Generational shifts also play a role. Engineers today are less inclined to spend decades working on a single mission. “The era of working on one spacecraft for 20 years is over,” Crabtree noted. “Today’s workforce wants to move quickly, and make an impact early. That pressure changes how companies approach development, onboarding, and scaling.”

Modern space teams often struggle not with ambition, but with execution. “One of the biggest pain points is transitioning away from legacy tools,” Crabtree said. “We still see teams using spreadsheets, clipboards, email threads, and static PDFs for procedures.”

These older tools create bottlenecks in communication, particularly as teams grow. “When you scale from 10 to 100 or 300 people, the way you coordinate and communicate has to evolve. You can’t rely on tribal knowledge anymore,” she said. Without a system to manage handoffs between teams in building, integration, and testing, cracks begin to show.

The Pitfalls of Building Ops Tools In-House

Crabtree cautioned against assuming internal tools can keep pace. “Building in-house sounds great—until those five engineers get reassigned, or they leave, and their institutional knowledge walks out the door,” she said.

She shared a rule of thumb: “If a tool already exists off the shelf, like an ERP or operations platform, buy it. Focus your custom software efforts on things unique to your mission.”

Epsilon3’s software was designed to replace fragmented toolchains with a unified platform for building, testing, and executing complex technical operations. It now supports more than 100 space companies, from startups to primes.

“We built the software I wish I’d had during my time at SpaceX,” Crabtree said. “It allows multiple engineering groups to collaborate on a shared system, featuring version history, review workflows, and full traceability.”

A core concept behind Epsilon3’s work is what Crabtree calls software-defined operations: “It’s about systematizing how work is done—so that every person who runs a test does it the same way, every time.”

That consistency supports safety, auditability, and faster iteration. “From version control to execution records, we ensure you can look back at any procedure and see exactly what happened, when, and why.”

Customers are seeing tangible results: faster onboarding, better anomaly detection, and reduced test time. “When your test procedure lives in a dynamic system rather than a Word doc, you’re moving faster and more accurately,” she said.

Automation, AI, and the Road Ahead

Epsilon3 has long supported automation through real-time telemetry and commanding. But when it comes to artificial intelligence, Crabtree said the company is moving strategically.

“Our customers are cautious, and rightfully so,” she said. “There’s a fear that AI means your data is being scraped or shared. We don’t do that. Any AI tools we build will respect data privacy and security first.”

For now, the focus is on practical applications: reducing manual errors, assisting with procedure creation, and improving search-and-query capabilities within vast operations datasets.

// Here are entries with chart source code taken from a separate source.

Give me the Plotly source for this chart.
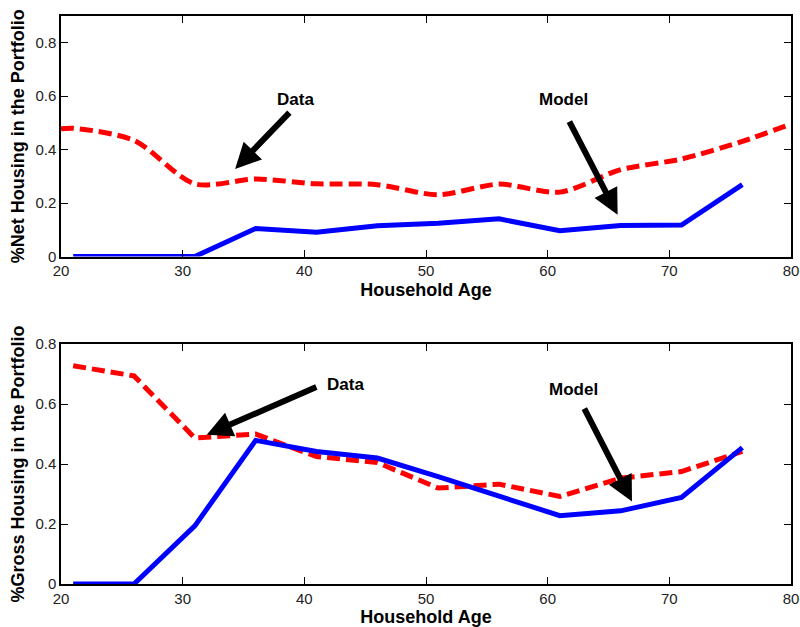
import plotly.graph_objects as go

# ---------------- data ----------------
ages = [21, 26, 31, 36, 41, 46, 51, 56, 61, 66, 71, 76]

net_model = [0.0, 0.0, 0.0, 0.105, 0.091, 0.115, 0.125, 0.141, 0.097, 0.116, 0.118, 0.269]
net_data_ages = [20, 21, 26, 31, 36, 41, 46, 51, 56, 61, 66, 71, 76, 80]
net_data = [0.478, 0.48, 0.435, 0.272, 0.29, 0.272, 0.269, 0.231, 0.271, 0.241, 0.325, 0.365, 0.431, 0.496]

gross_model = [0.0, 0.0, 0.194, 0.479, 0.442, 0.42, 0.358, 0.293, 0.228, 0.244, 0.289, 0.455]
gross_data = [0.728, 0.694, 0.487, 0.50, 0.425, 0.405, 0.32, 0.333, 0.292, 0.353, 0.375, 0.442]

x_ticks = [20, 30, 40, 50, 60, 70, 80]
y_ticks = [0, 0.2, 0.4, 0.6, 0.8]
y_tick_text = ["0", "0.2", "0.4", "0.6", "0.8"]

BLUE = "#0000ff"
RED = "#ff0000"
FONT = "Liberation Sans, Arial, Helvetica, sans-serif"

fig = go.Figure()

# top panel
fig.add_trace(go.Scatter(x=ages, y=net_model, mode="lines", xaxis="x", yaxis="y",
                         line=dict(color=BLUE, width=5), showlegend=False))
fig.add_trace(go.Scatter(x=net_data_ages, y=net_data, mode="lines", xaxis="x", yaxis="y",
                         line=dict(color=RED, width=5, dash="13px,6px", shape="spline", smoothing=0.8),
                         showlegend=False))
# bottom panel
fig.add_trace(go.Scatter(x=ages, y=gross_data, mode="lines", xaxis="x2", yaxis="y2",
                         line=dict(color=RED, width=5, dash="13px,6px"), showlegend=False))
fig.add_trace(go.Scatter(x=ages, y=gross_model, mode="lines", xaxis="x2", yaxis="y2",
                         line=dict(color=BLUE, width=5), showlegend=False))

axis_common = dict(
    showline=True, linecolor="black", linewidth=1.5, mirror="ticks",
    ticks="inside", ticklen=7, tickwidth=1.2, tickcolor="black",
    showgrid=False, zeroline=False, automargin=False,
    tickfont=dict(family=FONT, size=15, color="#222222"),
)

title_font = dict(family=FONT, size=18, color="black")

fig.update_layout(
    width=800, height=627,
    margin=dict(l=61, r=9, t=16, b=43),
    paper_bgcolor="white", plot_bgcolor="white",
    font=dict(family=FONT),
    hovermode=False,
    xaxis=dict(axis_common, domain=[0, 1], anchor="y", range=[20, 80], tickvals=x_ticks,
               title=dict(text="<b>Household Age</b>", font=title_font, standoff=5)),
    yaxis=dict(axis_common, domain=[0.5765, 1], anchor="x", range=[0, 0.9], tickvals=y_ticks, ticktext=y_tick_text,
               title=dict(text="<b>%Net Housing in the Portfolio</b>", font=title_font, standoff=6)),
    xaxis2=dict(axis_common, domain=[0, 1], anchor="y2", range=[20, 80], tickvals=x_ticks,
                title=dict(text="<b>Household Age</b>", font=title_font, standoff=5)),
    yaxis2=dict(axis_common, domain=[0, 0.4223], anchor="x2", range=[0, 0.8], tickvals=y_ticks, ticktext=y_tick_text,
                title=dict(text="<b>%Gross Housing in the Portfolio</b>", font=title_font, standoff=6)),
)

label_font = dict(family=FONT, size=17, color="black")

def add_label(text, x, y, xref, yref):
    fig.add_annotation(text="<b>%s</b>" % text, x=x, y=y, xref=xref, yref=yref,
                       showarrow=False, font=label_font)

def add_arrow(x0, y0, x1, y1, xref, yref):
    fig.add_annotation(text="", x=x1, y=y1, ax=x0, ay=y0, xref=xref, yref=yref,
                       axref=xref, ayref=yref, showarrow=True, arrowhead=2,
                       arrowsize=0.85, arrowwidth=6, arrowcolor="black", standoff=0)

# top panel annotations
add_label("Data", 39.24, 0.588, "x", "y")
add_arrow(38.89, 0.544, 34.31, 0.328, "x", "y")
add_label("Model", 61.3, 0.588, "x", "y")
add_arrow(61.72, 0.51, 65.75, 0.156, "x", "y")

# bottom panel annotations
add_label("Data", 43.36, 0.664, "x2", "y2")
add_arrow(41.11, 0.659, 31.98, 0.498, "x2", "y2")
add_label("Model", 62.13, 0.648, "x2", "y2")
add_arrow(62.95, 0.59, 66.93, 0.275, "x2", "y2")

# remove the default page margin so the 800x627 figure fills the window exactly
fig.write_html("out.html", config={"displayModeBar": False},
               post_script="document.body.style.margin='0';")
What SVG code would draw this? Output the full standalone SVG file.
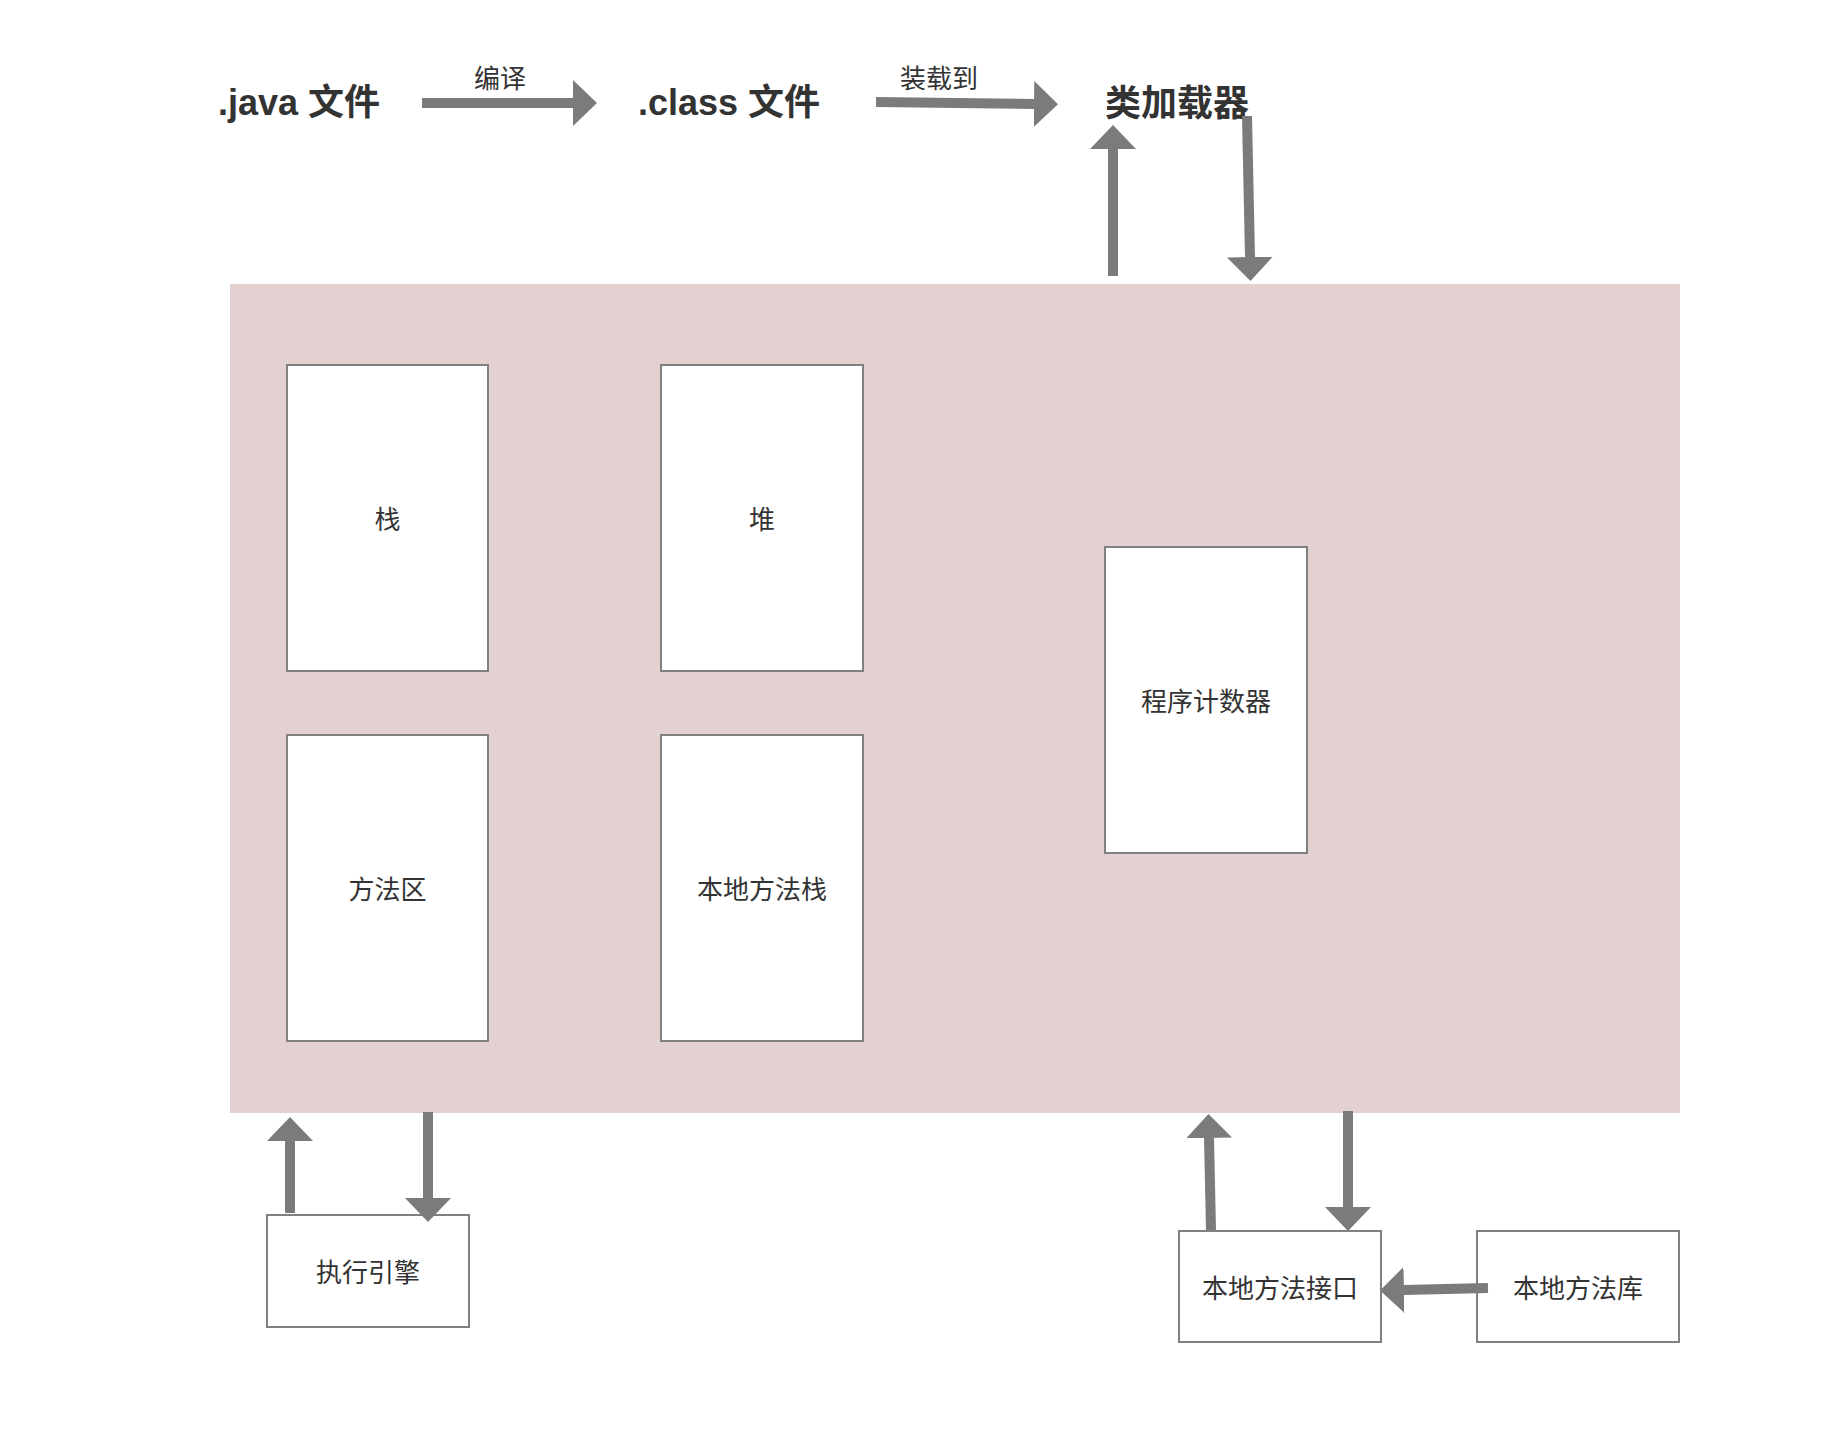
<svg xmlns="http://www.w3.org/2000/svg" width="1840" height="1456" viewBox="0 0 1840 1456">
<style>
.box{fill:#ffffff;stroke:#808080;stroke-width:2}
.lbl{font-family:"Noto Sans CJK SC","Liberation Sans",sans-serif;font-size:26px;fill:#333333;text-anchor:middle;dominant-baseline:central}
.title{font-family:"Liberation Sans","Noto Sans CJK SC",sans-serif;font-size:36px;font-weight:bold;fill:#333333}
.edge{font-family:"Noto Sans CJK SC","Liberation Sans",sans-serif;font-size:26px;fill:#333333;text-anchor:middle}
.arr{stroke:#7b7b7b;stroke-width:10;fill:none;marker-end:url(#head)}
</style>
<defs>
<marker id="head" viewBox="0 0 24 46" markerWidth="24" markerHeight="46" markerUnits="userSpaceOnUse" refX="0" refY="23" orient="auto">
<path d="M0,0 L24,23 L0,46 Z" fill="#7b7b7b"/>
</marker>
</defs>
<rect width="1840" height="1456" fill="#ffffff"/>
<g id="jvm">
<rect x="230" y="284" width="1450" height="829" fill="#e3d0d1"/>
</g>
<g id="java-file"><text class="title" x="218" y="115">.java 文件</text></g>
<g id="class-file"><text class="title" x="638" y="115">.class 文件</text></g>
<g id="class-loader"><text class="title" x="1105" y="116">类加载器</text></g>
<g id="stack"><rect class="box" x="287" y="365" width="201" height="306"/><text class="lbl" x="387.5" y="517">栈</text></g>
<g id="heap"><rect class="box" x="661" y="365" width="202" height="306"/><text class="lbl" x="762" y="517">堆</text></g>
<g id="method-area"><rect class="box" x="287" y="735" width="201" height="306"/><text class="lbl" x="387.5" y="887">方法区</text></g>
<g id="native-stack"><rect class="box" x="661" y="735" width="202" height="306"/><text class="lbl" x="762" y="887">本地方法栈</text></g>
<g id="pc"><rect class="box" x="1105" y="547" width="202" height="306"/><text class="lbl" x="1206" y="699">程序计数器</text></g>
<g id="engine"><rect class="box" x="267" y="1215" width="202" height="112"/><text class="lbl" x="368" y="1270">执行引擎</text></g>
<g id="native-interface"><rect class="box" x="1179" y="1231" width="202" height="111"/><text class="lbl" x="1280" y="1286">本地方法接口</text></g>
<g id="native-lib"><rect class="box" x="1477" y="1231" width="202" height="111"/><text class="lbl" x="1578" y="1286">本地方法库</text></g>
<g id="connectors">
<line class="arr" x1="422" y1="103" x2="573" y2="103"/>
<text class="edge" x="500" y="88">编译</text>
<line class="arr" x1="876" y1="102" x2="1034" y2="104"/>
<text class="edge" x="939" y="88">装载到</text>
<line class="arr" x1="1113" y1="276" x2="1113" y2="149"/>
<line class="arr" x1="1247" y1="116" x2="1250" y2="257"/>
<line class="arr" x1="290" y1="1213" x2="290" y2="1141"/>
<line class="arr" x1="428" y1="1112" x2="428" y2="1198"/>
<line class="arr" x1="1211" y1="1230" x2="1209" y2="1138"/>
<line class="arr" x1="1348" y1="1111" x2="1348" y2="1207"/>
<line class="arr" x1="1488" y1="1288" x2="1404" y2="1290"/>
</g>
</svg>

Looking ahead, Crabtree sees a need for tools that support autonomous missions, rendezvous and proximity operations (RPO), lunar exploration, and space-to-ground coordination. “We’re prepping customers for a world where people live and work in space, and where spacecraft must operate more independently,” she said.

Epsilon3 is also building features to support regulatory compliance. “Whether it’s proving your tests were safe, or showing you didn’t misuse spectrum, we want customers to generate those reports without growing their compliance teams,” she said.

Don’t Wait to Modernize

Crabtree’s final advice? Don’t wait. “Start modernizing your operations earlier than you think you need to. The pain of starting at 100 people is much worse than starting at 10.”

Ops platforms like Epsilon3’s also help to capture institutional knowledge, and to make that knowledge accessible. “When you’re preparing for your first engine test, you can review the last 10 tests in the system and walk in fully prepared,” she said.

That continuity matters when teams grow and change. “If your institutional knowledge lives in people instead of systems, you’re vulnerable. And in an industry defined by speed and risk, you can’t afford to lose what you’ve already learned.”

As the space industry pushes toward more autonomous, resilient, and scalable infrastructure, the ops systems that support human decision-making and collaboration on the ground will remain critical.

“Our mission is for faster, safer, and more reliable operations, and we are going to evolve with the industry,” Crabtree said. “I want the ground to be completely out of the mix—unless you have to step in. We’re planning for that eventuality, and positioning ourselves to support customers when they get there.”